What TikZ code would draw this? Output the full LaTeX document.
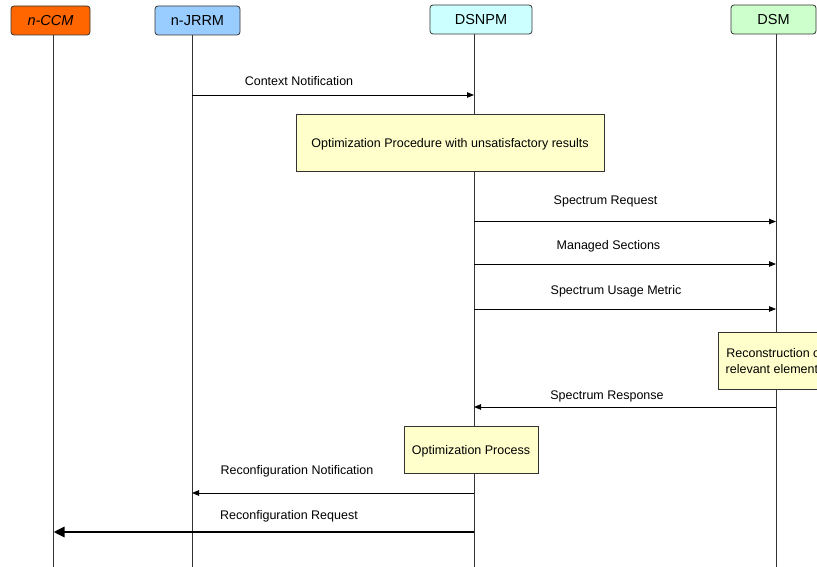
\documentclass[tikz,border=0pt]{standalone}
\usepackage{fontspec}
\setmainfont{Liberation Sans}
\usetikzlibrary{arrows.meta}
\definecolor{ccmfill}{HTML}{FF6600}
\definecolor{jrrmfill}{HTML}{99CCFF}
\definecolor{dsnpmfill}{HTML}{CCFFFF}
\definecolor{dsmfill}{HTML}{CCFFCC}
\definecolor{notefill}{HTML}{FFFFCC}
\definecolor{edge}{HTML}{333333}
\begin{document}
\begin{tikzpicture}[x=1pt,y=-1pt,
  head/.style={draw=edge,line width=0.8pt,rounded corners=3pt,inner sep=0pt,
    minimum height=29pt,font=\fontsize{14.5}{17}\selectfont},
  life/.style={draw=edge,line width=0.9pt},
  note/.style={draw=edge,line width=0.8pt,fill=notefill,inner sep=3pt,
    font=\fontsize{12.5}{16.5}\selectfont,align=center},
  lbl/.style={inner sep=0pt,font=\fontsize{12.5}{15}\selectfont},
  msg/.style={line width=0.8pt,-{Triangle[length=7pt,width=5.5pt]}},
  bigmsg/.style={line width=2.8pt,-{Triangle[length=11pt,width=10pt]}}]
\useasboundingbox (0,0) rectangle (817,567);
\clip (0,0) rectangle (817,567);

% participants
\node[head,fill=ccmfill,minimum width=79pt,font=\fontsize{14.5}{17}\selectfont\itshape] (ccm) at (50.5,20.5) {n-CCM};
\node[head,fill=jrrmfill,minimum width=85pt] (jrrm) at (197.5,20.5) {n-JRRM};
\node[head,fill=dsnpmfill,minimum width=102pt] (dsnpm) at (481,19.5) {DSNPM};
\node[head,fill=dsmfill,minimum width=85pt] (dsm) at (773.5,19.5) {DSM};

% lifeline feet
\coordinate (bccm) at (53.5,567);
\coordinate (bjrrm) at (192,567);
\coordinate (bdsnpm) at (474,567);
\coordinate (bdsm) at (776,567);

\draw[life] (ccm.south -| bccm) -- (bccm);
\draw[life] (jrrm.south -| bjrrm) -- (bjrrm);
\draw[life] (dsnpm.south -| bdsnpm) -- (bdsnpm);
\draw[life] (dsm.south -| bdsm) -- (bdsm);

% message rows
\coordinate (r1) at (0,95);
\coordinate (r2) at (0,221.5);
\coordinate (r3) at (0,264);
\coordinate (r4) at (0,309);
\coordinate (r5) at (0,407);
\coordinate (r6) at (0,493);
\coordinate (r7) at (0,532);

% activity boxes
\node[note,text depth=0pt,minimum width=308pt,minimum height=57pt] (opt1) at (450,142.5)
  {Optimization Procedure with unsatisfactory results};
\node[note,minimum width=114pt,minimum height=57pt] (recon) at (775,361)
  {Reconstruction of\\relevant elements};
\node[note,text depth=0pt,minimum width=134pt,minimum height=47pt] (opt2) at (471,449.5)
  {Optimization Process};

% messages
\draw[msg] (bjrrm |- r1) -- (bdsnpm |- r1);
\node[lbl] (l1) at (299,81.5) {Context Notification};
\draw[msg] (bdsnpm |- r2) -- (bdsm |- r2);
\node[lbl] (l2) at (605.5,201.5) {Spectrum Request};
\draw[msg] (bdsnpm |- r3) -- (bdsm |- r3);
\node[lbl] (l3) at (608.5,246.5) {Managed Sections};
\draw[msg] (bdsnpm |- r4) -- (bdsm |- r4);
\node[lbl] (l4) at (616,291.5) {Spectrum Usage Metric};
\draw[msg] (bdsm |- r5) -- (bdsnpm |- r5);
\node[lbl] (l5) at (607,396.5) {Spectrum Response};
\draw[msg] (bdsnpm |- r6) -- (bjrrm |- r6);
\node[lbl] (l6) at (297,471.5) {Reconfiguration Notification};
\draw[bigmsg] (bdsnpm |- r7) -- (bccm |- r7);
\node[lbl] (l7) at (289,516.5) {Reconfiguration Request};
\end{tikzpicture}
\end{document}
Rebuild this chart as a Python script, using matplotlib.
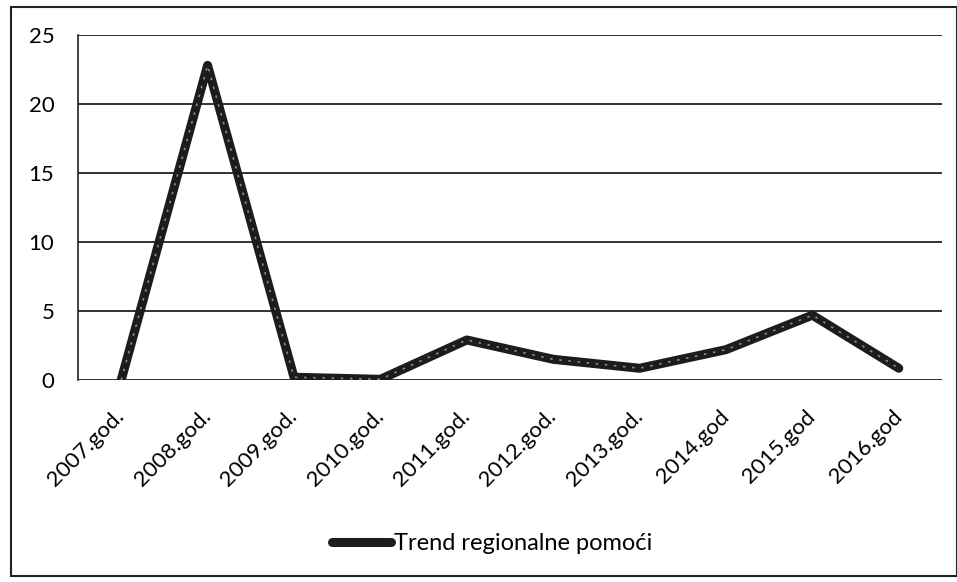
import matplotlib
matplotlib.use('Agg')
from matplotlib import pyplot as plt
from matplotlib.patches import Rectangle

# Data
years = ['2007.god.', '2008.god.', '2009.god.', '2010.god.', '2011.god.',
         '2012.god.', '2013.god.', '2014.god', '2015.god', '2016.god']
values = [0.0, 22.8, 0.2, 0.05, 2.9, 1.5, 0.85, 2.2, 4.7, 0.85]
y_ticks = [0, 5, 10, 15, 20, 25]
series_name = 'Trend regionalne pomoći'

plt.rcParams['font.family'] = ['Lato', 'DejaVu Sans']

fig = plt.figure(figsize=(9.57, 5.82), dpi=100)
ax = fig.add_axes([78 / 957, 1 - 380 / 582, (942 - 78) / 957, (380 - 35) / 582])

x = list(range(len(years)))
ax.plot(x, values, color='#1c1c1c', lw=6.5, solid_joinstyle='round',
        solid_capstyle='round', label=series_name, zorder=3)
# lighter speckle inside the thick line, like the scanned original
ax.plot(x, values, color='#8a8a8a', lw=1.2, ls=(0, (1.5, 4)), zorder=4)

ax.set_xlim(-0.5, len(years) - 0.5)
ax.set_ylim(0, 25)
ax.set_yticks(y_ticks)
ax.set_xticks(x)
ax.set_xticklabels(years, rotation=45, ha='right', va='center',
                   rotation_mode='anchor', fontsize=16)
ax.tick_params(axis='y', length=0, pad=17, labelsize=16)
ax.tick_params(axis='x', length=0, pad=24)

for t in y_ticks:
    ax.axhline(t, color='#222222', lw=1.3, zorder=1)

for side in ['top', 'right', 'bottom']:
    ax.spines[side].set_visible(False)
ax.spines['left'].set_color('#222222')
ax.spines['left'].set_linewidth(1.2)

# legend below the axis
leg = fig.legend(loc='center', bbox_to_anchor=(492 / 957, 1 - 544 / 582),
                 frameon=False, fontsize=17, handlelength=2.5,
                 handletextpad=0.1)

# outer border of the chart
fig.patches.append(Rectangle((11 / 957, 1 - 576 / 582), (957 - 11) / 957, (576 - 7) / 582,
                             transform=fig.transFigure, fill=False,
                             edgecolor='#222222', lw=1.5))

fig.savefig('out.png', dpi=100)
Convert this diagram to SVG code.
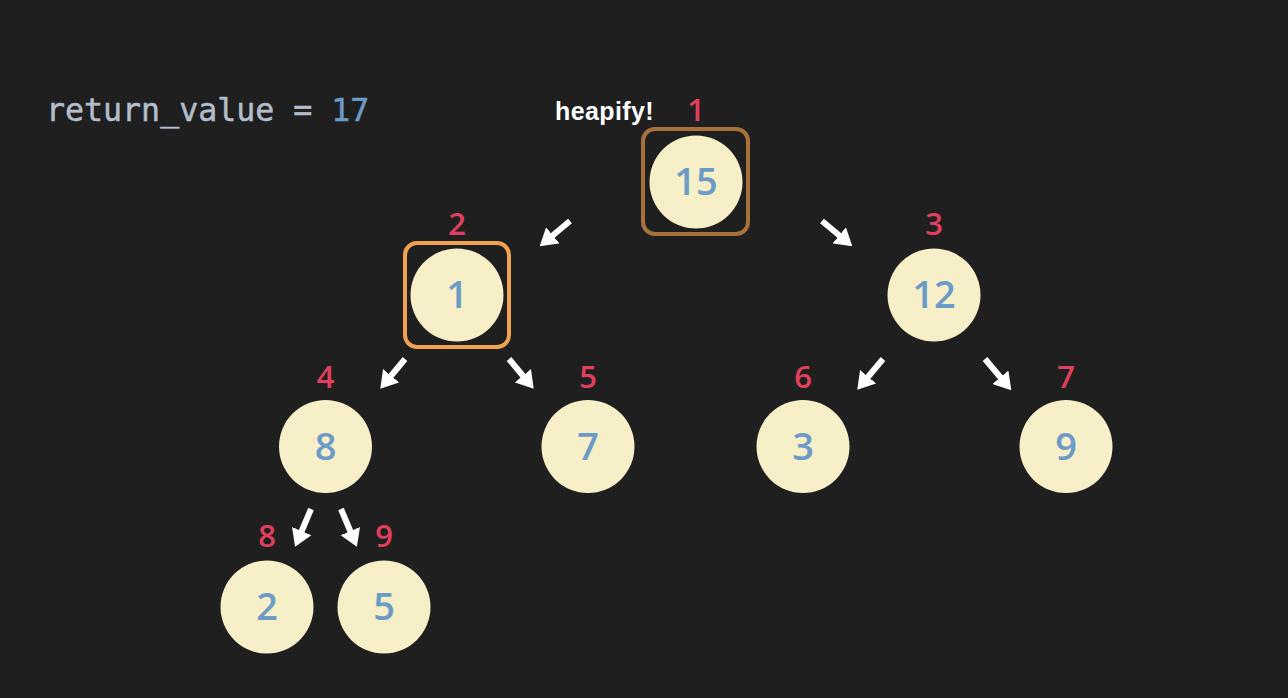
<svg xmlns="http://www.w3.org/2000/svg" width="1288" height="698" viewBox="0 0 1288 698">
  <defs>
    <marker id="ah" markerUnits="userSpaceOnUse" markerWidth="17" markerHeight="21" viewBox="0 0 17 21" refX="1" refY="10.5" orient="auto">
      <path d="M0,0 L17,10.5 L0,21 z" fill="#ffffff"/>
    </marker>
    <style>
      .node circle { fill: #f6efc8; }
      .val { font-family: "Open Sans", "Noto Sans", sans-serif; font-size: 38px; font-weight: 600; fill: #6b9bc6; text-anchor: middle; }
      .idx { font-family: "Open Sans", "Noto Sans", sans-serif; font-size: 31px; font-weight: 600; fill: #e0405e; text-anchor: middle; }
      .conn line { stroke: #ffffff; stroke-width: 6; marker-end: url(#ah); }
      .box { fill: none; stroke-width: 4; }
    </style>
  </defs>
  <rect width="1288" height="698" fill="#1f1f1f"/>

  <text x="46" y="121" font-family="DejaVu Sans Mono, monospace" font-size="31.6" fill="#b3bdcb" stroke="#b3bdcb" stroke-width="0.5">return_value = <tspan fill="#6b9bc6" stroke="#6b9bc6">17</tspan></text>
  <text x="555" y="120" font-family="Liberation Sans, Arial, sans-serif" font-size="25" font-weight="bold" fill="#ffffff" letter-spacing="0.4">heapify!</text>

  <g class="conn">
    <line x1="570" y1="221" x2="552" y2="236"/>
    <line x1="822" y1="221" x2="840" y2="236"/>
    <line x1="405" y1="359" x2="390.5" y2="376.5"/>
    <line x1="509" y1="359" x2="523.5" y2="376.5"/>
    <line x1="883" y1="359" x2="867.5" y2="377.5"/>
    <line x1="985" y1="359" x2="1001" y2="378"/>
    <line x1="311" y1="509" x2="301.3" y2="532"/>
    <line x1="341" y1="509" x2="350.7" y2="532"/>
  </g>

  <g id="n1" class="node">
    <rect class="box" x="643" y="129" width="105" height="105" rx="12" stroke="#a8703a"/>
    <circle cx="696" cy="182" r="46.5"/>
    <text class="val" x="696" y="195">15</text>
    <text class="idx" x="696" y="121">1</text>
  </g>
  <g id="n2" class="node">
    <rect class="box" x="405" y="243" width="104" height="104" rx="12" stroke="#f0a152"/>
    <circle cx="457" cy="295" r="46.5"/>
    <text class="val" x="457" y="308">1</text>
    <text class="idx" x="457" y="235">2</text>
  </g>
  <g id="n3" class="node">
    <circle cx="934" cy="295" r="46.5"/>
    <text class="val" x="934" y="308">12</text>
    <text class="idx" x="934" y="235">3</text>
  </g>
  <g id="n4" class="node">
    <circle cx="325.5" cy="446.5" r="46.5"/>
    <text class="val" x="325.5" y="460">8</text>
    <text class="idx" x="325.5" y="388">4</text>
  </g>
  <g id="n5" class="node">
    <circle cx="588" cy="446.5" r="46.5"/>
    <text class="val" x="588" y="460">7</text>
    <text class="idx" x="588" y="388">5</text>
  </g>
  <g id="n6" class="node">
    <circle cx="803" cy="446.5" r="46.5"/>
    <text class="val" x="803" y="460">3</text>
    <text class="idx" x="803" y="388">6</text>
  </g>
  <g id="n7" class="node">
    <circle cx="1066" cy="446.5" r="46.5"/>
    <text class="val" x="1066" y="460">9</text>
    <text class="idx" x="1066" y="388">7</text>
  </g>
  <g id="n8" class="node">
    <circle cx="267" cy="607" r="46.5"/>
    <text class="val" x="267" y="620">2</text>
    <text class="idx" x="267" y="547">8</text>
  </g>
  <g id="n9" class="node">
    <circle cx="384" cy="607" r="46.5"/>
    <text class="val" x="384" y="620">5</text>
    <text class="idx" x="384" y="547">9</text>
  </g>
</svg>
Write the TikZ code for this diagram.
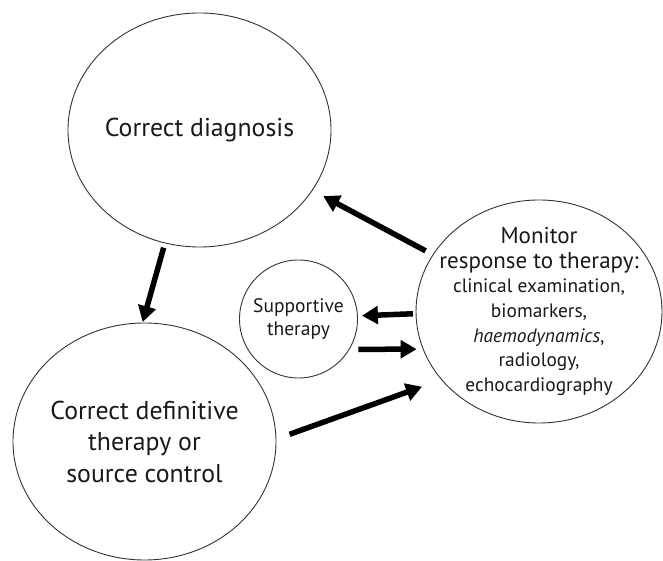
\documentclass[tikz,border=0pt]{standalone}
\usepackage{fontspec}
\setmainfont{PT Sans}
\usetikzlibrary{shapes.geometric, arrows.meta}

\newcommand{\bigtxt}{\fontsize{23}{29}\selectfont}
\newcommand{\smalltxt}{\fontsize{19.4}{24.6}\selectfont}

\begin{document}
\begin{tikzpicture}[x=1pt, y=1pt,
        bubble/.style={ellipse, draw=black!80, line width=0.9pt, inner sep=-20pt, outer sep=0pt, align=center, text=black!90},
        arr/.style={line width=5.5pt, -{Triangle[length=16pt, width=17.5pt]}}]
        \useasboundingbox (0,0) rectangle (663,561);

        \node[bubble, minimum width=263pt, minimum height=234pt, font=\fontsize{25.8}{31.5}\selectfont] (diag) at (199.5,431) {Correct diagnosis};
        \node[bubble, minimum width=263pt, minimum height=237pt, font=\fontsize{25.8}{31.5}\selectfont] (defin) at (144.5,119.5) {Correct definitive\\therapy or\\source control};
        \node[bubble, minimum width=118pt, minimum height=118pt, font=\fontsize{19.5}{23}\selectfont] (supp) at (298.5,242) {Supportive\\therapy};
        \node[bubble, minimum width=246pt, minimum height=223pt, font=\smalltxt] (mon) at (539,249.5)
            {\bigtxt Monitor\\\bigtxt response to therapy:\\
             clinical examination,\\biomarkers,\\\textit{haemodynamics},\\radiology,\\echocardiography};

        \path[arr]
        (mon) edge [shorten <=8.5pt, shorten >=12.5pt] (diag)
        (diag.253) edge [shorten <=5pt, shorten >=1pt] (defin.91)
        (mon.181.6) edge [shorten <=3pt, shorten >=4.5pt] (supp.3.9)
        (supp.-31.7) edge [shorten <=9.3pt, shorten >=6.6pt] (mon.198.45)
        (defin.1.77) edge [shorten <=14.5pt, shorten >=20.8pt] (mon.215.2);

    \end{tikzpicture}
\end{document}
⁂
The problem:
Without any pictures, reproduce the lines from the first one in the material through the line that has "bdsm) -- (bdsm);", exactly as they appear.

Correct result:
What TikZ code would draw this? Output the full LaTeX document.
\documentclass[tikz,border=0pt]{standalone}
\usepackage{fontspec}
\setmainfont{Liberation Sans}
\usetikzlibrary{arrows.meta}
\definecolor{ccmfill}{HTML}{FF6600}
\definecolor{jrrmfill}{HTML}{99CCFF}
\definecolor{dsnpmfill}{HTML}{CCFFFF}
\definecolor{dsmfill}{HTML}{CCFFCC}
\definecolor{notefill}{HTML}{FFFFCC}
\definecolor{edge}{HTML}{333333}
\begin{document}
\begin{tikzpicture}[x=1pt,y=-1pt,
  head/.style={draw=edge,line width=0.8pt,rounded corners=3pt,inner sep=0pt,
    minimum height=29pt,font=\fontsize{14.5}{17}\selectfont},
  life/.style={draw=edge,line width=0.9pt},
  note/.style={draw=edge,line width=0.8pt,fill=notefill,inner sep=3pt,
    font=\fontsize{12.5}{16.5}\selectfont,align=center},
  lbl/.style={inner sep=0pt,font=\fontsize{12.5}{15}\selectfont},
  msg/.style={line width=0.8pt,-{Triangle[length=7pt,width=5.5pt]}},
  bigmsg/.style={line width=2.8pt,-{Triangle[length=11pt,width=10pt]}}]
\useasboundingbox (0,0) rectangle (817,567);
\clip (0,0) rectangle (817,567);

% participants
\node[head,fill=ccmfill,minimum width=79pt,font=\fontsize{14.5}{17}\selectfont\itshape] (ccm) at (50.5,20.5) {n-CCM};
\node[head,fill=jrrmfill,minimum width=85pt] (jrrm) at (197.5,20.5) {n-JRRM};
\node[head,fill=dsnpmfill,minimum width=102pt] (dsnpm) at (481,19.5) {DSNPM};
\node[head,fill=dsmfill,minimum width=85pt] (dsm) at (773.5,19.5) {DSM};

% lifeline feet
\coordinate (bccm) at (53.5,567);
\coordinate (bjrrm) at (192,567);
\coordinate (bdsnpm) at (474,567);
\coordinate (bdsm) at (776,567);

\draw[life] (ccm.south -| bccm) -- (bccm);
\draw[life] (jrrm.south -| bjrrm) -- (bjrrm);
\draw[life] (dsnpm.south -| bdsnpm) -- (bdsnpm);
\draw[life] (dsm.south -| bdsm) -- (bdsm);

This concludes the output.